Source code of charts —
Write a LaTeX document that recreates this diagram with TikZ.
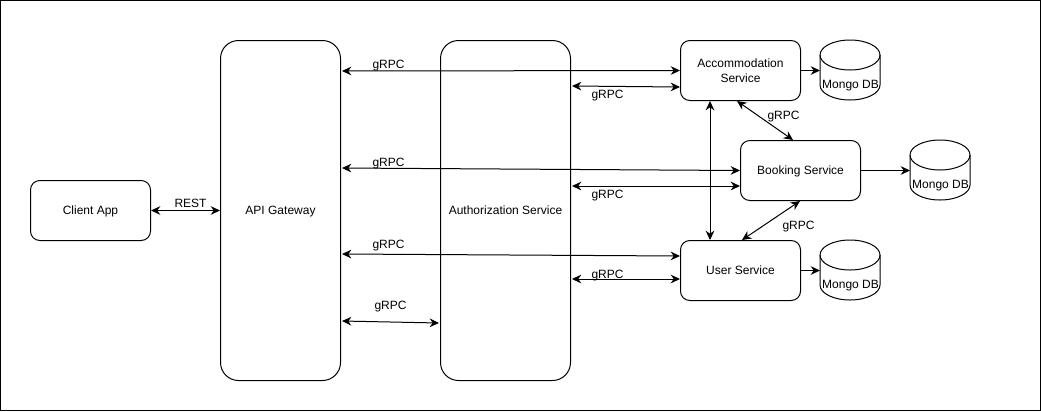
\documentclass[tikz,border=0pt]{standalone}
\usepackage{fontspec}
\setmainfont{Liberation Sans}
\usetikzlibrary{arrows.meta,calc}
\begin{document}
\begin{tikzpicture}[
  x=0.75pt, y=-0.75pt, line width=0.75pt,
  oneline/.style={text height=7.4pt, text depth=1.4pt},
  box/.style={draw, rounded corners=7pt, align=center, minimum width=90pt,
    minimum height=45pt, inner sep=0pt, font=\fontsize{9}{11}\selectfont},
  tall/.style={box, oneline, rounded corners=13.5pt, minimum height=255pt},
  mongo/.style={oneline, minimum width=45pt, minimum height=45pt, inner sep=0pt,
    yshift=-10.5pt, font=\fontsize{9}{11}\selectfont},
  proto/.style={oneline, font=\fontsize{9}{11}\selectfont, inner sep=0pt},
  link/.style={{Stealth[length=7pt,width=6.5pt]}-{Stealth[length=7pt,width=6.5pt]}},
  flow/.style={-{Stealth[length=7pt,width=6.5pt]}}
]
\useasboundingbox (-0.5,-0.5) rectangle (1040.5,410.5);
\draw (0,0) rectangle (1040,410);

% Services, left to right.
\node[box, oneline] (client) at (90,210) {Client App};
\node[tall] (gateway) at (280,210) {API Gateway};
\node[tall, minimum width=97.5pt] (auth) at (505,210) {Authorization Service};
\node[box] (accommodation) at (740,70) {Accommodation\\Service};
\node[box, oneline] (booking) at (800,170) {Booking Service};
\node[box, oneline] (user) at (740,270) {User Service};

\node[mongo] (mongoa) at (850,70) {Mongo DB};
\node[mongo] (mongob) at (940,170) {Mongo DB};
\node[mongo] (mongou) at (850,270) {Mongo DB};

% Drums are drawn round the database nodes.
\foreach \db in {mongoa,mongob,mongou} {
  \draw ($(\db.north west)+(0,1)$) arc[start angle=180, end angle=360, x radius=30, y radius=15]
    -- ++(0,30) arc[start angle=0, end angle=180, x radius=30, y radius=15] -- cycle;
  \draw ($(\db.north west)+(0,1)$) arc[start angle=180, end angle=0, x radius=30, y radius=15];
}

% Protocol labels.
\node[proto] (rest) at (190,203) {REST};
\node[proto] (grpca) at (388,64) {gRPC};
\node[proto] (grpcb) at (607,94) {gRPC};
\node[proto] (grpcc) at (388,162) {gRPC};
\node[proto] (grpcd) at (607,194) {gRPC};
\node[proto] (grpce) at (388,244) {gRPC};
\node[proto] (grpcf) at (607,274) {gRPC};
\node[proto] (grpcg) at (390,305) {gRPC};
\node[proto] (grpch) at (783,115) {gRPC};
\node[proto] (grpci) at (798,225) {gRPC};

\draw[link] (client) -- (gateway);
\draw[link] ($(gateway.north east)+(1,31)$) -- (accommodation.west);
\draw[link] ($(auth.north east)+(1,46)$) -- ($(accommodation.south west)+(0,-14)$);
\draw[link] ($(gateway.north east)+(1,128)$) -- (booking.west);
\draw[link] ($(auth.north east)+(1,146)$) -- ($(booking.south west)+(0,-15)$);
\draw[link] ($(gateway.north east)+(1,214)$) -- ($(user.north west)+(0,16)$);
\draw[link] ($(auth.north east)+(1,239)$) -- ($(user.north west)+(0,39)$);
\draw[link] ($(gateway.north east)+(1,281)$) -- ($(auth.north west)+(-1,283)$);
\draw[link] ($(accommodation.south west)+(30,0)$) -- ($(user.north west)+(30,0)$);
\draw[link] ($(accommodation.south west)+(57,0)$) -- ($(booking.north west)+(53,0)$);
\draw[link] ($(booking.south west)+(60,0)$) -- ($(user.north west)+(62,0)$);

\draw[flow] (accommodation.east) -- (accommodation.east -| mongoa.west);
\draw[flow] (booking.east) -- (booking.east -| mongob.west);
\draw[flow] (user.east) -- (user.east -| mongou.west);
\end{tikzpicture}
\end{document}
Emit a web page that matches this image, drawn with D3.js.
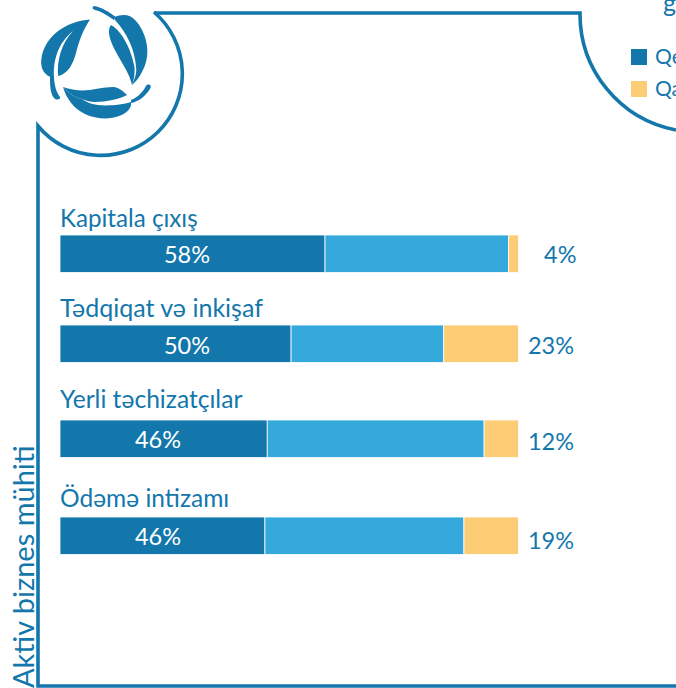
<!DOCTYPE html>
<html><head><meta charset="utf-8">
<script src="https://cdn.jsdelivr.net/npm/d3@7"></script>
<style>html,body{margin:0;padding:0;background:#fff;overflow:hidden}svg{display:block}text{font-family:Lato,"Open Sans",sans-serif}</style>
</head><body><svg id="c" width="676" height="688"></svg>
<script>
const categories = ["Kapitala çıxış","Tədqiqat və inkişaf","Yerli təchizatçılar","Ödəmə intizamı"];
const dark = [57.8,50.4,45.2,44.7];
const mid = [40,33.3,47.3,43.4];
const light = [2.2,16.3,7.5,11.9];
const darkLabels = ["58%","50%","46%","46%"];
const endLabels = ["4%","23%","12%","19%"];
const legendLabels = ["Qe","Qa"];
const blue="#1377ac", sky="#35a8dc", sand="#fccd75";
const svg=d3.select("#c");
const x=d3.scaleLinear().domain([0,100]).range([60,518.5]);
const y=d3.scaleOrdinal().domain(categories).range([235,325,420,517]);
const bh=37.5;
const nameY=[227,317,408,507], nameSize=[24.2,25,24.6,24.5], darkY=[263,354,448,545], endY=[263,354,450,549], darkX=[187,187,158,158];
const rows=categories.map((c,i)=>({c,i,segs:[
 {a:0,b:dark[i],f:blue},{a:dark[i],b:dark[i]+mid[i],f:sky},{a:dark[i]+mid[i],b:dark[i]+mid[i]+light[i],f:sand}]}));
const g=svg.selectAll("g.row").data(rows).join("g").attr("class","row");
g.selectAll("rect").data(d=>d.segs.map(s=>({...s,c:d.c}))).join("rect")
 .attr("x",d=>x(d.a)).attr("width",d=>x(d.b)-x(d.a)).attr("y",d=>y(d.c)).attr("height",bh)
 .attr("fill",d=>d.f).attr("stroke","#fff").attr("stroke-width",.8);
g.append("text").attr("x",60).attr("y",d=>nameY[d.i]).attr("font-size",d=>nameSize[d.i]).attr("fill",blue).text(d=>d.c);
g.append("text").attr("x",d=>darkX[d.i]).attr("y",d=>darkY[d.i]).attr("text-anchor","middle").attr("font-size",23.5).attr("fill","#fff").text(d=>darkLabels[d.i]);
g.append("text").attr("x",d=>d.i==0?576.5:574).attr("y",d=>endY[d.i]).attr("text-anchor","end").attr("font-size",23.5).attr("fill",blue).text(d=>endLabels[d.i]);
svg.append("text").attr("transform","translate(34,688) rotate(-90)").attr("font-size",29).attr("fill",blue).text("Aktiv biznes mühiti");
svg.append("text").attr("x",663).attr("y",12).attr("font-size",25).attr("fill",blue).text("g");
[[631,49,blue],[631,81,sand]].forEach((l,i)=>{
 svg.append("rect").attr("x",l[0]).attr("y",l[1]).attr("width",16).attr("height",16).attr("fill",l[2]);
 svg.append("text").attr("x",655).attr("y",l[1]+15).attr("font-size",21).attr("fill",blue).text(legendLabels[i]);
});
svg.append("path").attr("fill","none").attr("stroke",blue).attr("stroke-width",3.6)
 .attr("d","M154 13L580 13A118 118 0 0 0 676 130");
svg.append("path").attr("fill","none").attr("stroke",blue).attr("stroke-width",3.6)
 .attr("d","M154 12A81.6 81.6 0 1 1 38 126L38 686L676 686");
// logo
const logo=[
"M90 19.5C70 21 48 32 42 55C39 68 44 76 54 78C53 60 58 43 73 31C61 44 57 60 58 76C68 74 73 64 76 53C79 41 83 30 90 19.5Z",
"M50 76C50 84 50 93 54 98C57 101 61 99 60 97C56 92 54 84 54 76Z",
"M94 6C101 7 109 12 116 17L114 20C107 15 100 11 95 10C92 9 92 7 94 6Z",
"M115 17C122 14 130 14 136 21C145 31 150 48 146 62C143 72 138 80 132 85C135 78 137 73 136 67C135 50 127 33 115 20Z",
"M111 25C119 29 130 44 134.5 67C135 74 134 80 132 85C129 72 121 62 116 52C111 43 106 31 111 25Z",
"M63 87C72 90 80 91 90 90C100 88 108 87 114 87C120 88 124 92 127 95C120 99 106 102 95 102C90 102 85 100 82 99C76 98 69 94 63 87Z",
"M63 87C66 98 74 109 85 114C95 119 110 120 119 116C128 113 132 107 131 102C122 105 108 106 98 105C90 104 85 101 82 99C76 98 69 94 63 87Z",
"M131 100C137 98 143 92 146 86C148 83 152 85 150.5 88C146 96 138 102 131 103Z"];
svg.append("g").selectAll("path").data(logo).join("path").attr("fill",blue).attr("d",d=>d);
</script></body></html>
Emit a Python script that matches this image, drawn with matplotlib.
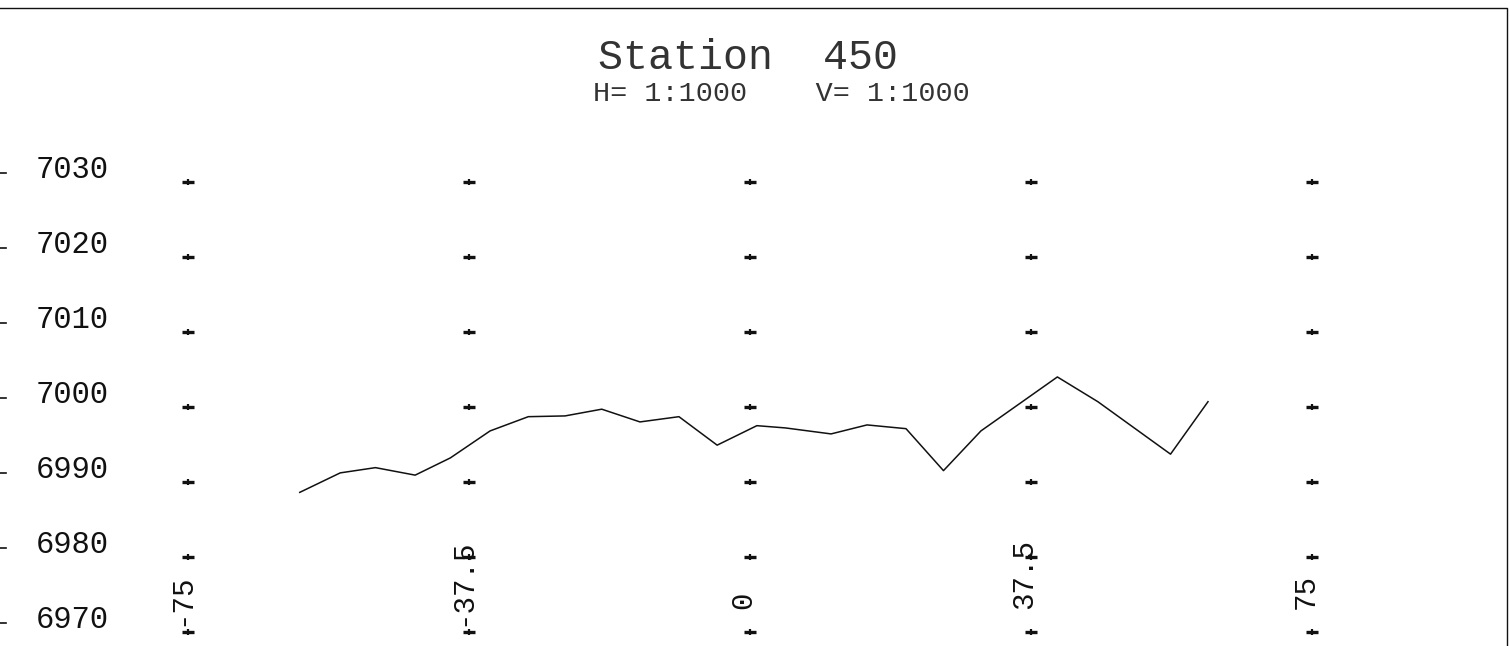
import matplotlib.pyplot as plt
import numpy as np

# profile for station 450 (offset, elevation)
offset = [-60.1, -54.7, -50.0, -44.7, -40.0, -34.7, -29.6, -24.7, -19.8, -14.7,
          -9.5, -4.4, 0.9, 4.7, 10.8, 15.6, 20.8, 25.8, 30.8, 41.0, 46.4, 56.1, 61.1]
elev = [6988.6, 6991.2, 6991.9, 6990.9, 6993.2, 6996.8, 6998.7, 6998.8, 6999.7, 6998.0,
        6998.7, 6994.9, 6997.5, 6997.2, 6996.4, 6997.6, 6997.1, 6991.5, 6996.8, 7004.0,
        7000.7, 6993.7, 7000.7]

grid_x = [-75, -37.5, 0, 37.5, 75]
grid_x_labels = ['-75', '-37.5', '0', '37.5', '75']
grid_y = [7030, 7020, 7010, 7000, 6990, 6980, 6970]

title = 'Station  450'
subtitle = 'H= 1:1000    V= 1:1000'

FONT = 'Liberation Mono'
INK = '#111111'

fig = plt.figure(figsize=(15.10, 6.46), dpi=100)
ax = fig.add_axes([0, 0, 1, 1])
# 1 unit ~ 7.5 px both ways, like the plotter sheet
ax.set_xlim(-100.1, 101.4)
ax.set_ylim(6968.1, 7054.3)
ax.axis('off')

# sheet border (top and right edge)
ax.plot([-100.1, 101.0, 101.0], [7053.2, 7053.2, 6968.1], color=INK, lw=1.0)

# grid crosses: wide flat dash with a tiny upright
gx, gy = np.meshgrid(grid_x, grid_y)
ax.plot(gx.ravel(), gy.ravel(), ls='none', marker='_', ms=9, mew=2.4, color=INK)
ax.plot(gx.ravel(), gy.ravel(), ls='none', marker='|', ms=4.5, mew=1.6, color=INK)

# profile line
ax.plot(offset, elev, color=INK, lw=1.1)

# elevation labels with a short tick on the left edge
for v in grid_y:
    ax.plot([-100.1, -99.3], [v + 1.2, v + 1.2], color=INK, lw=1.2)
    ax.text(-90.5, v + 1.6, str(v), fontsize=22, family=FONT, color=INK,
            ha='center', va='center')

# offset labels, rotated
for x, lab in zip(grid_x, grid_x_labels):
    y0 = 6970.8 if lab.startswith('-') else 6973.0
    ax.text(x - 0.9, y0, lab, fontsize=21, family=FONT, color=INK,
            rotation=90, rotation_mode='anchor', ha='left', va='center')

ax.text(-0.3, 7046.5, title, fontsize=30, family=FONT, color='#333333',
        ha='center', va='center')
ax.text(4.2, 7041.8, subtitle, fontsize=20.5, family=FONT, color='#333333',
        ha='center', va='center')

fig.savefig('out.png', dpi=100)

Stated goal — State only the count of lines above that hold the string "Emit".

Expected output — 2